All The Laws In The World…

Will not stop bigotry nor harassment. New York has some great non-discrimination laws the same as Connecticut but when you are in a hospital you are at the mercy of the nurses and the orderlies.
‘They made me feel so low’: Transgender men speak out about alleged discrimination at Highland Hospital
By Ally Peters
September 17, 2021

Two local men say they were discriminated against at a Rochester hospital.

Trey Lowery and Cori Smith are transgender men and they say in separate instances, staff at Highland Hospital treated them inappropriately.

When the alleged incidents happen, Lowery and Smith didn’t know each other. But now, they are speaking out together, hoping their stories bring awareness to adequate care and safety for transgender or non-confirming individuals.

Lowery said his incident happened in July of 2021, when he went to Highland Hospital for a bariatric surgery. He wanted to change his life around for his kids and wife, but was left upset by how the staff treated him.
“They begin to call me a she throughout my stay. They never put me as a male, though I corrected them and let them know that I was a male,” Lowery said. “The whole situation was a whole disaster for me. It literally made me feel took my pride in everything away from me.”
He wasn’t the only one that happened to, the other person was hospitalized before the non-discrimination law was passed.
Seven years ago, Cori Smith, who is also a transgender man, said he experienced discrimination at the hospital as well.

Smith had to go into the hospital in 2014 because he had endometriosis and adenomyosis. He had gotten his eggs retrieved, but there had been a complication following the retrieval, which lead him to need emergency surgery.

“They put a female wristbands on me, they put my old name on there, which I don’t know how they still had. I gave them my updated information and said that I am actually a male and they need to put that on, and that my name is Cori. They refused and didn’t do that. They laughed it off,” Smith said.
If this happens to you first thing talk to the head nurse, then the hospital HR department or the patient advocate. If that doesn’t work then go to the state agency that handles discrimination cases. But above all else no matter what they say don’t raise your voice. I know of one trans person who was arrested for disorderly conduct.

Here in Connecticut they have to assign you a room consistent with your gender identity, they cannot put you in a single room without your approval, they can offer but not put you in a single room automatically (I rather take the single room rather than a ward).

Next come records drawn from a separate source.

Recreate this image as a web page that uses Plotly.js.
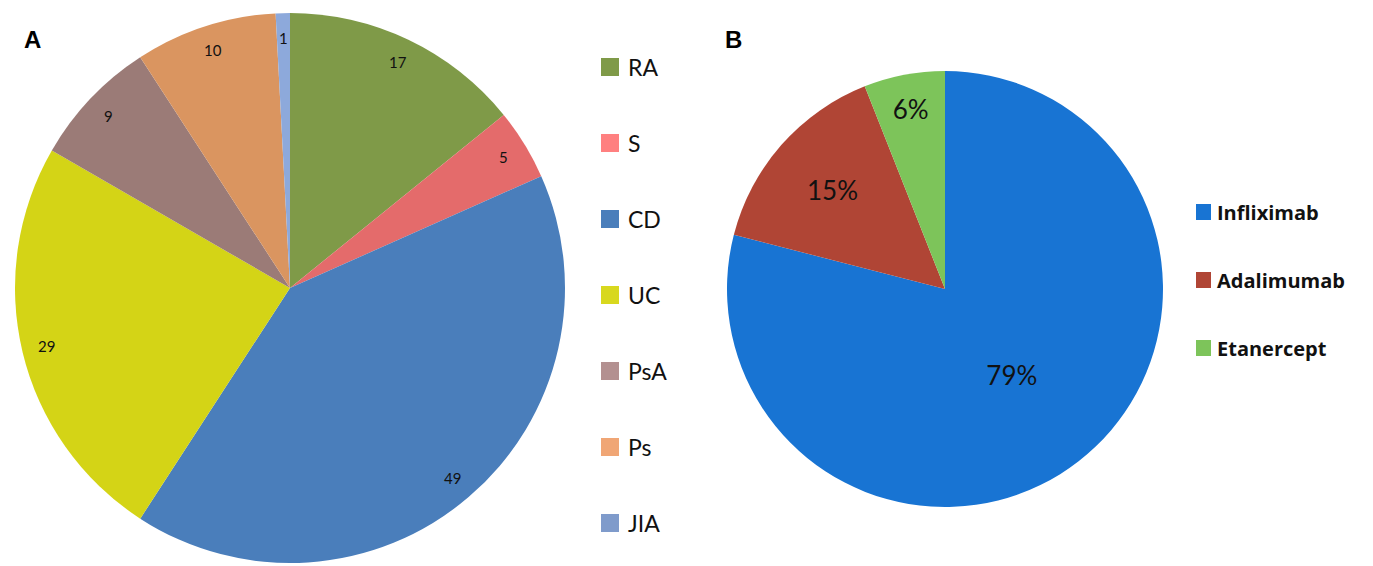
<!DOCTYPE html>
<html><head><meta charset="utf-8">
<script src="https://cdn.plot.ly/plotly-3.0.1.min.js"></script>
<style>html,body{margin:0;padding:0;background:#fff}#chart{width:1373px;height:566px}</style>
</head><body><div id="chart"></div>
<script>
// Panel A: number of patients by diagnosis
const catsA = ['RA', 'S', 'CD', 'UC', 'PsA', 'Ps', 'JIA'];
const valsA = [17, 5, 49, 29, 9, 10, 1];
const sliceColorsA = ['#7F9A48', '#E46B6B', '#4A7EBB', '#D4D416', '#9B7B77', '#DA9560', '#8DA9DB'];
const legendColorsA = ['#7F9A48', '#FF8080', '#4A7EBB', '#D8D81E', '#B39090', '#F0A675', '#7F9BCB'];
// Panel B: anti-TNF agent share (%)
const catsB = ['Infliximab', 'Adalimumab', 'Etanercept'];
const valsB = [79, 15, 6];
const colorsB = ['#1874D3', '#B04535', '#7DC45A'];

const W = 1373, H = 566;
const FONT = 'Lato, "Open Sans", sans-serif';
const px = x => x / W, py = y => 1 - y / H;

// pie geometry (pixels)
const A = {cx: 290, cy: 288, r: 275};
const B = {x0: 727, x1: 1163, y0: 70, y1: 508};

const traces = [
  {type: 'pie', labels: catsA, values: valsA, sort: false, direction: 'clockwise', rotation: 0,
   marker: {colors: sliceColorsA, line: {width: 0}}, textinfo: 'none', hoverinfo: 'label+value',
   showlegend: false,
   domain: {x: [px(A.cx - A.r), px(A.cx + A.r)], y: [py(A.cy + A.r), py(A.cy - A.r)]}},
  {type: 'pie', labels: catsB, values: valsB, sort: false, direction: 'clockwise', rotation: 0,
   marker: {colors: colorsB, line: {width: 0}}, texttemplate: '%{value}%', textposition: 'inside',
   insidetextorientation: 'horizontal', textfont: {family: FONT, size: 26, color: '#111'},
   showlegend: false,
   domain: {x: [px(B.x0), px(B.x1)], y: [py(B.y1), py(B.y0)]}}
];

const annotations = [];
const shapes = [];
// value labels for pie A, placed near outer edge of each slice
const totalA = valsA.reduce((a, b) => a + b, 0);
let cum = 0;
valsA.forEach((v, i) => {
  const mid = (cum + v / 2) / totalA * 2 * Math.PI;
  cum += v;
  const rr = A.r * 0.91;
  annotations.push({xref: 'paper', yref: 'paper', x: px(A.cx + rr * Math.sin(mid)), y: py(A.cy - rr * Math.cos(mid)),
    text: String(v), showarrow: false, font: {family: FONT, size: 15, color: '#111'}, xanchor: 'center', yanchor: 'middle'});
});
// legend A
catsA.forEach((c, i) => {
  const yc = 67 + i * 76;
  shapes.push({type: 'rect', xref: 'paper', yref: 'paper', x0: px(601), x1: px(619), y0: py(yc + 9), y1: py(yc - 9),
    fillcolor: legendColorsA[i], line: {width: 0}});
  annotations.push({xref: 'paper', yref: 'paper', x: px(626), y: py(yc), text: c, showarrow: false,
    xanchor: 'left', yanchor: 'middle', font: {family: FONT, size: 23, color: '#111'}});
});
// legend B
catsB.forEach((c, i) => {
  const yc = 212 + i * 68;
  shapes.push({type: 'rect', xref: 'paper', yref: 'paper', x0: px(1196), x1: px(1211), y0: py(yc + 8), y1: py(yc - 8),
    fillcolor: colorsB[i], line: {width: 0}});
  annotations.push({xref: 'paper', yref: 'paper', x: px(1215), y: py(yc), text: '<b>' + c + '</b>', showarrow: false,
    xanchor: 'left', yanchor: 'middle', font: {family: '"Open Sans", sans-serif', size: 20, color: '#111'}});
});
// panel letters
annotations.push({xref: 'paper', yref: 'paper', x: px(22), y: py(24), text: '<b>A</b>', showarrow: false,
  font: {family: 'Arial, "Liberation Sans", sans-serif', size: 24, color: '#000'}});
annotations.push({xref: 'paper', yref: 'paper', x: px(733), y: py(24), text: '<b>B</b>', showarrow: false,
  font: {family: 'Arial, "Liberation Sans", sans-serif', size: 24, color: '#000'}});

Plotly.newPlot('chart', traces, {
  width: W, height: H, margin: {l: 0, r: 0, t: 0, b: 0}, paper_bgcolor: '#fff', showlegend: false,
  annotations, shapes
}, {staticPlot: true});
</script></body></html>
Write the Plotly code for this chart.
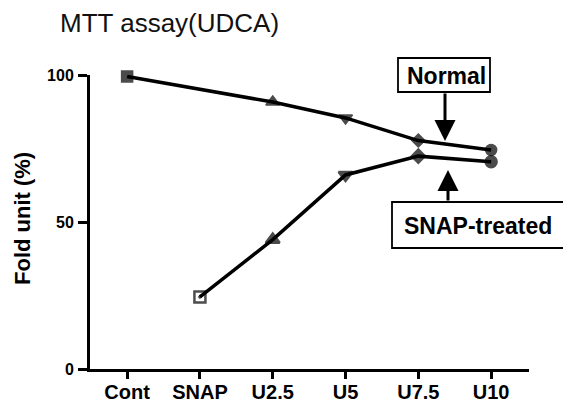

If someone complains about you being in a ward with others of your gender, than that person is moved not you. I moderated a panel one time for a panel of lawyers including lawyers from the CHRO (Commission on Human Rights and Opportunity) and one questioner asked this very question and the CHRO lawyer asked the questioner what would they do if a person in the ward complained about a Muslin being in their room. The questioner said they would move the person who was complaining from the ward… the questioner paused for a second and said, “Oh I see.”

Their complaints bore results;
After Smith’s came forward with his complaints, Highland Hospital says they have taken the following steps to support transgender patients, including:
  • Removing gender from patient wristbands and identification stickers in the hospital
  • Implementing practices for staff members to assist patients who want to update gender, name, and pronouns in their electronic medical record
  • Creating a process to make sure hospital billing aligns with a patient’s gender identity
  • Converting public restrooms to all-gender
  • Our mandatory annual education provides training about working with transgender and gender diverse individuals, and we offer a number of ongoing trainings [sic] to increase affirming and equitable care for transgender and gender diverse individuals.